### WHAT THE TASK REQUIRES:
Your task is to output the listing word for word, with pictures excluded.

### DATA SUPPLIED:
===

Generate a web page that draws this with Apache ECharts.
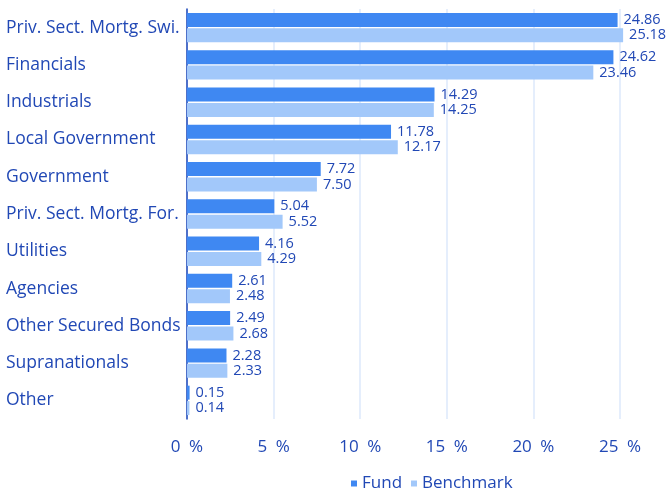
<!DOCTYPE html>
<html lang="en">
<head>
    <meta charset="utf-8"/>
    <title>Sector allocation</title>
    <script src="https://cdn.jsdelivr.net/npm/echarts@6/dist/echarts.min.js"></script>
</head>
<body style="margin: 0;">
<div id="chart" style="width: 670px;height:491px;"></div>
<script type="text/javascript">
    const sectors = [
        'Priv. Sect. Mortg. Swi.', 'Financials', 'Industrials', 'Local Government',
        'Government', 'Priv. Sect. Mortg. For.', 'Utilities', 'Agencies',
        'Other Secured Bonds', 'Supranationals', 'Other'
    ];
    const fund = [24.86, 24.62, 14.29, 11.78, 7.72, 5.04, 4.16, 2.61, 2.49, 2.28, 0.15];
    const benchmark = [25.18, 23.46, 14.25, 12.17, 7.50, 5.52, 4.29, 2.48, 2.68, 2.33, 0.14];

    const textColor = '#2148b5';
    const font = '"Open Sans", "Noto Sans", sans-serif';

    let chart = echarts.init(document.getElementById('chart'));
    chart.setOption({
        animation: false,
        textStyle: {fontFamily: font},
        grid: {left: 187, top: 9, width: 433, height: 410, containLabel: false},
        legend: {
            left: 346,
            top: 470,
            itemWidth: 6,
            itemHeight: 6,
            itemGap: 9,
            icon: 'rect',
            textStyle: {color: textColor, fontSize: 17, fontFamily: font},
            data: ['Fund', 'Benchmark']
        },
        xAxis: {
            type: 'value',
            min: 0,
            max: 25,
            interval: 5,
            axisLine: {show: false},
            axisTick: {show: false},
            axisLabel: {
                color: textColor, fontSize: 17, margin: 20,
                formatter: v => v + '\u2002%'
            },
            splitLine: {lineStyle: {color: '#dde9fb', width: 1.5}}
        },
        yAxis: {
            type: 'category',
            data: sectors,
            inverse: true,
            axisLine: {show: true, lineStyle: {color: '#1d46b8', width: 1.5}},
            axisTick: {show: false},
            axisLabel: {
                color: textColor, fontSize: 17.5, align: 'left', margin: 181,
                padding: [7, 0, 0, 0]
            }
        },
        series: [
            {
                name: 'Fund',
                type: 'bar',
                data: fund,
                barWidth: 14,
                barGap: '10%',
                clip: false,
                itemStyle: {color: '#3f88f2'},
                label: {
                    show: true, position: 'right', distance: 6,
                    color: textColor, fontSize: 14.5,
                    formatter: p => p.value.toFixed(2)
                }
            },
            {
                name: 'Benchmark',
                type: 'bar',
                data: benchmark,
                barWidth: 14,
                barGap: '10%',
                clip: false,
                itemStyle: {color: '#a2c8fa'},
                label: {
                    show: true, position: 'right', distance: 6,
                    color: textColor, fontSize: 14.5,
                    formatter: p => p.value.toFixed(2)
                }
            }
        ]
    });
</script>
</body>
</html>
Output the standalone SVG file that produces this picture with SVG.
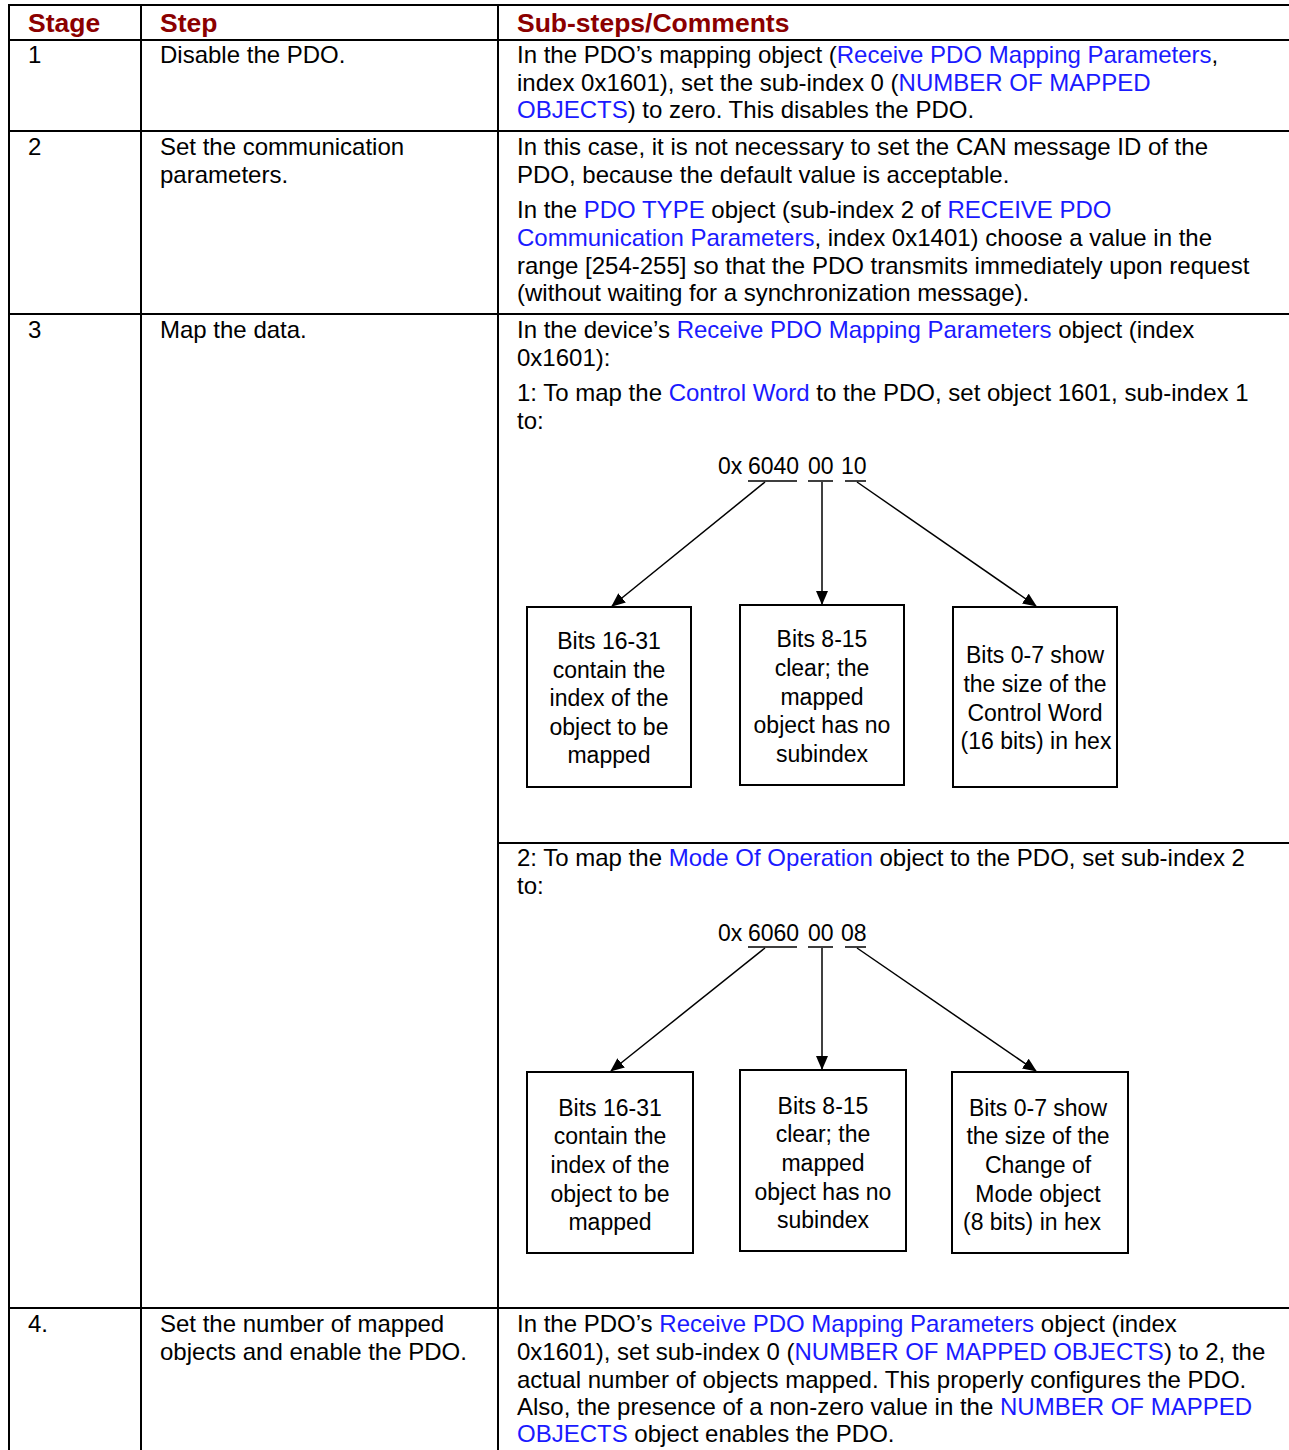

===

### RESULT FOR THIS EXERCISE:
Generate a web page that draws this with Apache ECharts.
<!DOCTYPE html>
<html lang="en">
<head>
    <meta charset="utf-8"/>
    <title>Sector allocation</title>
    <script src="https://cdn.jsdelivr.net/npm/echarts@6/dist/echarts.min.js"></script>
</head>
<body style="margin: 0;">
<div id="chart" style="width: 670px;height:491px;"></div>
<script type="text/javascript">
    const sectors = [
        'Priv. Sect. Mortg. Swi.', 'Financials', 'Industrials', 'Local Government',
        'Government', 'Priv. Sect. Mortg. For.', 'Utilities', 'Agencies',
        'Other Secured Bonds', 'Supranationals', 'Other'
    ];
    const fund = [24.86, 24.62, 14.29, 11.78, 7.72, 5.04, 4.16, 2.61, 2.49, 2.28, 0.15];
    const benchmark = [25.18, 23.46, 14.25, 12.17, 7.50, 5.52, 4.29, 2.48, 2.68, 2.33, 0.14];

    const textColor = '#2148b5';
    const font = '"Open Sans", "Noto Sans", sans-serif';

    let chart = echarts.init(document.getElementById('chart'));
    chart.setOption({
        animation: false,
        textStyle: {fontFamily: font},
        grid: {left: 187, top: 9, width: 433, height: 410, containLabel: false},
        legend: {
            left: 346,
            top: 470,
            itemWidth: 6,
            itemHeight: 6,
            itemGap: 9,
            icon: 'rect',
            textStyle: {color: textColor, fontSize: 17, fontFamily: font},
            data: ['Fund', 'Benchmark']
        },
        xAxis: {
            type: 'value',
            min: 0,
            max: 25,
            interval: 5,
            axisLine: {show: false},
            axisTick: {show: false},
            axisLabel: {
                color: textColor, fontSize: 17, margin: 20,
                formatter: v => v + '\u2002%'
            },
            splitLine: {lineStyle: {color: '#dde9fb', width: 1.5}}
        },
        yAxis: {
            type: 'category',
            data: sectors,
            inverse: true,
            axisLine: {show: true, lineStyle: {color: '#1d46b8', width: 1.5}},
            axisTick: {show: false},
            axisLabel: {
                color: textColor, fontSize: 17.5, align: 'left', margin: 181,
                padding: [7, 0, 0, 0]
            }
        },
        series: [
            {
                name: 'Fund',
                type: 'bar',
                data: fund,
                barWidth: 14,
                barGap: '10%',
                clip: false,
                itemStyle: {color: '#3f88f2'},
                label: {
                    show: true, position: 'right', distance: 6,
                    color: textColor, fontSize: 14.5,
                    formatter: p => p.value.toFixed(2)
                }
            },
            {
                name: 'Benchmark',
                type: 'bar',
                data: benchmark,
                barWidth: 14,
                barGap: '10%',
                clip: false,
                itemStyle: {color: '#a2c8fa'},
                label: {
                    show: true, position: 'right', distance: 6,
                    color: textColor, fontSize: 14.5,
                    formatter: p => p.value.toFixed(2)
                }
            }
        ]
    });
</script>
</body>
</html>
Output the standalone SVG file that produces this picture with SVG.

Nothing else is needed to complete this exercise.